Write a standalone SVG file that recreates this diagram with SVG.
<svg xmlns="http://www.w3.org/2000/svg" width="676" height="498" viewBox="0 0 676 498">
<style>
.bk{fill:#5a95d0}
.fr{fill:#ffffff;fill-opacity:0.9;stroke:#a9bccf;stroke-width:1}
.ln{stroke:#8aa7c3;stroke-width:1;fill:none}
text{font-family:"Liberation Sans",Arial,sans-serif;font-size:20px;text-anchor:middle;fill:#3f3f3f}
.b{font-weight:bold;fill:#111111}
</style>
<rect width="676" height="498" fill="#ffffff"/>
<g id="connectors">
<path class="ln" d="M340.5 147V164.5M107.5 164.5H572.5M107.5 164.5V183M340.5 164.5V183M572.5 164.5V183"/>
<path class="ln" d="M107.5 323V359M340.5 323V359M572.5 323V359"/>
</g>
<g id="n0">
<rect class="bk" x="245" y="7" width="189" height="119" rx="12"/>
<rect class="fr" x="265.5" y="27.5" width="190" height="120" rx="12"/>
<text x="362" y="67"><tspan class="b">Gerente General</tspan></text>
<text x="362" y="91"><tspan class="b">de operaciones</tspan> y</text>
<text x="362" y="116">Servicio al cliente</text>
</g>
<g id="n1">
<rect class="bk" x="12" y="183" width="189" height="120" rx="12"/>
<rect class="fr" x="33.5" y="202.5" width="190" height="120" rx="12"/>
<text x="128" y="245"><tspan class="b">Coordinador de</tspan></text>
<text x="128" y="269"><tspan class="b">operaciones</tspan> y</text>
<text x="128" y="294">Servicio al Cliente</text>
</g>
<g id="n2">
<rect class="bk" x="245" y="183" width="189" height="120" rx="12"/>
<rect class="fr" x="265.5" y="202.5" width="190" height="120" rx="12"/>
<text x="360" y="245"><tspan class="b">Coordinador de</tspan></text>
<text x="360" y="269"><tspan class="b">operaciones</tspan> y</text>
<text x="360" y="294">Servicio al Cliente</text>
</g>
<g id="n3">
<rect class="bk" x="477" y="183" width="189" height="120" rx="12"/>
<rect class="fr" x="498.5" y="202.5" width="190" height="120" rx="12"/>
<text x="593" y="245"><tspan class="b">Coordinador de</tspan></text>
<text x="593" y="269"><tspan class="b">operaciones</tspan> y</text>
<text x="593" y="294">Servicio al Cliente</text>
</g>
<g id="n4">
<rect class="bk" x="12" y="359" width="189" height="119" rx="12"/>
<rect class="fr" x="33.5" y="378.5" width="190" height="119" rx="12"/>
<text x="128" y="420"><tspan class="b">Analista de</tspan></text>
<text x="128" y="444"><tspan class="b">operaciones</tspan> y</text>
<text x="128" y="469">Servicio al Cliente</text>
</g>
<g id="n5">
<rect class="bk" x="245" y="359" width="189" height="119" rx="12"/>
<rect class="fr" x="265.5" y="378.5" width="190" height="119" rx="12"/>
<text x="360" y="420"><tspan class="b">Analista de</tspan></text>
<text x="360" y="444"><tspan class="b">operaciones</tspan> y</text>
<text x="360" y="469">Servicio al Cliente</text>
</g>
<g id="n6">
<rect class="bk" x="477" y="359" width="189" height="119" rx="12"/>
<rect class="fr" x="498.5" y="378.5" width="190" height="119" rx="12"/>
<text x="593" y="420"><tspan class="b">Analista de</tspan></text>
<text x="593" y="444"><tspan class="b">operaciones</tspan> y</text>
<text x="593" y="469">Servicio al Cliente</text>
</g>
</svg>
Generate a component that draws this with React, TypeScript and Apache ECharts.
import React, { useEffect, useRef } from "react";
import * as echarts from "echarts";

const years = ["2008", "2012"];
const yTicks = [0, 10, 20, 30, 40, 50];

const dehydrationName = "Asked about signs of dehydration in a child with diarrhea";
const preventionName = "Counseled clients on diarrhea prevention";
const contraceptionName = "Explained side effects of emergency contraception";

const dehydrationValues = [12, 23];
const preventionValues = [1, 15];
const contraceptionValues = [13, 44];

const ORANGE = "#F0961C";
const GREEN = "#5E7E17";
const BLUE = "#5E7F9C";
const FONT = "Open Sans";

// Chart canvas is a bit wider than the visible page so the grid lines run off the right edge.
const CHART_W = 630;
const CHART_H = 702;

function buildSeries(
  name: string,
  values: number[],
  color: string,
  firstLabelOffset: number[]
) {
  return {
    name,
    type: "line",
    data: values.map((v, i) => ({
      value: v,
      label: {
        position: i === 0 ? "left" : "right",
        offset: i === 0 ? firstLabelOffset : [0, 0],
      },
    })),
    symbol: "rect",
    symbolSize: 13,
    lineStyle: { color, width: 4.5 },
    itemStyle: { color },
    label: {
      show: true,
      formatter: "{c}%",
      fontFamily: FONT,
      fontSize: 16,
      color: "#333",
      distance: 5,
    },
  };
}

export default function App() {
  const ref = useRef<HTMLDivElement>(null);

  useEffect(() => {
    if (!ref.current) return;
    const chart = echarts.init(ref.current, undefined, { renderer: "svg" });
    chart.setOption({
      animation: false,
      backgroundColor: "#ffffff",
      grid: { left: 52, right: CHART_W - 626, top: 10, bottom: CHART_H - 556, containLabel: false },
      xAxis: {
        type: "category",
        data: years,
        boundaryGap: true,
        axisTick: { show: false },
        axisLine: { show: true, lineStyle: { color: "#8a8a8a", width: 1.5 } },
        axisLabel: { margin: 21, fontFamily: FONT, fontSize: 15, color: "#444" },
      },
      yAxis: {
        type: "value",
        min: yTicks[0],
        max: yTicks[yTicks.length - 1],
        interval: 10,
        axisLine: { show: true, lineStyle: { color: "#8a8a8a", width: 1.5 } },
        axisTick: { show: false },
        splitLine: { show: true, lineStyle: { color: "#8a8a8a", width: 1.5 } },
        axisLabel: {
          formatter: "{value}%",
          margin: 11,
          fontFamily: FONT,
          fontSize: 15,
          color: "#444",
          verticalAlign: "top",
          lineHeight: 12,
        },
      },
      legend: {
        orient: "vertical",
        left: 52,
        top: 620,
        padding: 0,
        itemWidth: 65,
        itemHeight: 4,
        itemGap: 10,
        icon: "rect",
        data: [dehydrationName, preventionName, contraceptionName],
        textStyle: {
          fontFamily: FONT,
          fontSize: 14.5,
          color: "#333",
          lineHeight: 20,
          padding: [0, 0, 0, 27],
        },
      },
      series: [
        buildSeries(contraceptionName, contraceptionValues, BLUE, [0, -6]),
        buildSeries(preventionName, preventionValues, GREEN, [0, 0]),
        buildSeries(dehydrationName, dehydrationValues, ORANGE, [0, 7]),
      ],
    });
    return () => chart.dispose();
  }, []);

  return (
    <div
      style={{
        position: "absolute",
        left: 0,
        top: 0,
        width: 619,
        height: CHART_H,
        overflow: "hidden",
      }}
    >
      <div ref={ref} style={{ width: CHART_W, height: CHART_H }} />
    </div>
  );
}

######

▸ **WHAT YOU ARE ASKED TO DO**
Please reproduce all of the entries exactly as they stand.

▸ **OUTPUT FOR THIS EXERCISE**
Write a standalone SVG file that recreates this diagram with SVG.
<svg xmlns="http://www.w3.org/2000/svg" width="676" height="498" viewBox="0 0 676 498">
<style>
.bk{fill:#5a95d0}
.fr{fill:#ffffff;fill-opacity:0.9;stroke:#a9bccf;stroke-width:1}
.ln{stroke:#8aa7c3;stroke-width:1;fill:none}
text{font-family:"Liberation Sans",Arial,sans-serif;font-size:20px;text-anchor:middle;fill:#3f3f3f}
.b{font-weight:bold;fill:#111111}
</style>
<rect width="676" height="498" fill="#ffffff"/>
<g id="connectors">
<path class="ln" d="M340.5 147V164.5M107.5 164.5H572.5M107.5 164.5V183M340.5 164.5V183M572.5 164.5V183"/>
<path class="ln" d="M107.5 323V359M340.5 323V359M572.5 323V359"/>
</g>
<g id="n0">
<rect class="bk" x="245" y="7" width="189" height="119" rx="12"/>
<rect class="fr" x="265.5" y="27.5" width="190" height="120" rx="12"/>
<text x="362" y="67"><tspan class="b">Gerente General</tspan></text>
<text x="362" y="91"><tspan class="b">de operaciones</tspan> y</text>
<text x="362" y="116">Servicio al cliente</text>
</g>
<g id="n1">
<rect class="bk" x="12" y="183" width="189" height="120" rx="12"/>
<rect class="fr" x="33.5" y="202.5" width="190" height="120" rx="12"/>
<text x="128" y="245"><tspan class="b">Coordinador de</tspan></text>
<text x="128" y="269"><tspan class="b">operaciones</tspan> y</text>
<text x="128" y="294">Servicio al Cliente</text>
</g>
<g id="n2">
<rect class="bk" x="245" y="183" width="189" height="120" rx="12"/>
<rect class="fr" x="265.5" y="202.5" width="190" height="120" rx="12"/>
<text x="360" y="245"><tspan class="b">Coordinador de</tspan></text>
<text x="360" y="269"><tspan class="b">operaciones</tspan> y</text>
<text x="360" y="294">Servicio al Cliente</text>
</g>
<g id="n3">
<rect class="bk" x="477" y="183" width="189" height="120" rx="12"/>
<rect class="fr" x="498.5" y="202.5" width="190" height="120" rx="12"/>
<text x="593" y="245"><tspan class="b">Coordinador de</tspan></text>
<text x="593" y="269"><tspan class="b">operaciones</tspan> y</text>
<text x="593" y="294">Servicio al Cliente</text>
</g>
<g id="n4">
<rect class="bk" x="12" y="359" width="189" height="119" rx="12"/>
<rect class="fr" x="33.5" y="378.5" width="190" height="119" rx="12"/>
<text x="128" y="420"><tspan class="b">Analista de</tspan></text>
<text x="128" y="444"><tspan class="b">operaciones</tspan> y</text>
<text x="128" y="469">Servicio al Cliente</text>
</g>
<g id="n5">
<rect class="bk" x="245" y="359" width="189" height="119" rx="12"/>
<rect class="fr" x="265.5" y="378.5" width="190" height="119" rx="12"/>
<text x="360" y="420"><tspan class="b">Analista de</tspan></text>
<text x="360" y="444"><tspan class="b">operaciones</tspan> y</text>
<text x="360" y="469">Servicio al Cliente</text>
</g>
<g id="n6">
<rect class="bk" x="477" y="359" width="189" height="119" rx="12"/>
<rect class="fr" x="498.5" y="378.5" width="190" height="119" rx="12"/>
<text x="593" y="420"><tspan class="b">Analista de</tspan></text>
<text x="593" y="444"><tspan class="b">operaciones</tspan> y</text>
<text x="593" y="469">Servicio al Cliente</text>
</g>
</svg>
Generate a component that draws this with React, TypeScript and Apache ECharts.
import React, { useEffect, useRef } from "react";
import * as echarts from "echarts";

const years = ["2008", "2012"];
const yTicks = [0, 10, 20, 30, 40, 50];

const dehydrationName = "Asked about signs of dehydration in a child with diarrhea";
const preventionName = "Counseled clients on diarrhea prevention";
const contraceptionName = "Explained side effects of emergency contraception";

const dehydrationValues = [12, 23];
const preventionValues = [1, 15];
const contraceptionValues = [13, 44];

const ORANGE = "#F0961C";
const GREEN = "#5E7E17";
const BLUE = "#5E7F9C";
const FONT = "Open Sans";

// Chart canvas is a bit wider than the visible page so the grid lines run off the right edge.
const CHART_W = 630;
const CHART_H = 702;

function buildSeries(
  name: string,
  values: number[],
  color: string,
  firstLabelOffset: number[]
) {
  return {
    name,
    type: "line",
    data: values.map((v, i) => ({
      value: v,
      label: {
        position: i === 0 ? "left" : "right",
        offset: i === 0 ? firstLabelOffset : [0, 0],
      },
    })),
    symbol: "rect",
    symbolSize: 13,
    lineStyle: { color, width: 4.5 },
    itemStyle: { color },
    label: {
      show: true,
      formatter: "{c}%",
      fontFamily: FONT,
      fontSize: 16,
      color: "#333",
      distance: 5,
    },
  };
}

export default function App() {
  const ref = useRef<HTMLDivElement>(null);

  useEffect(() => {
    if (!ref.current) return;
    const chart = echarts.init(ref.current, undefined, { renderer: "svg" });
    chart.setOption({
      animation: false,
      backgroundColor: "#ffffff",
      grid: { left: 52, right: CHART_W - 626, top: 10, bottom: CHART_H - 556, containLabel: false },
      xAxis: {
        type: "category",
        data: years,
        boundaryGap: true,
        axisTick: { show: false },
        axisLine: { show: true, lineStyle: { color: "#8a8a8a", width: 1.5 } },
        axisLabel: { margin: 21, fontFamily: FONT, fontSize: 15, color: "#444" },
      },
      yAxis: {
        type: "value",
        min: yTicks[0],
        max: yTicks[yTicks.length - 1],
        interval: 10,
        axisLine: { show: true, lineStyle: { color: "#8a8a8a", width: 1.5 } },
        axisTick: { show: false },
        splitLine: { show: true, lineStyle: { color: "#8a8a8a", width: 1.5 } },
        axisLabel: {
          formatter: "{value}%",
          margin: 11,
          fontFamily: FONT,
          fontSize: 15,
          color: "#444",
          verticalAlign: "top",
          lineHeight: 12,
        },
      },
      legend: {
        orient: "vertical",
        left: 52,
        top: 620,
        padding: 0,
        itemWidth: 65,
        itemHeight: 4,
        itemGap: 10,
        icon: "rect",
        data: [dehydrationName, preventionName, contraceptionName],
        textStyle: {
          fontFamily: FONT,
          fontSize: 14.5,
          color: "#333",
          lineHeight: 20,
          padding: [0, 0, 0, 27],
        },
      },
      series: [
        buildSeries(contraceptionName, contraceptionValues, BLUE, [0, -6]),
        buildSeries(preventionName, preventionValues, GREEN, [0, 0]),
        buildSeries(dehydrationName, dehydrationValues, ORANGE, [0, 7]),
      ],
    });
    return () => chart.dispose();
  }, []);

  return (
    <div
      style={{
        position: "absolute",
        left: 0,
        top: 0,
        width: 619,
        height: CHART_H,
        overflow: "hidden",
      }}
    >
      <div ref={ref} style={{ width: CHART_W, height: CHART_H }} />
    </div>
  );
}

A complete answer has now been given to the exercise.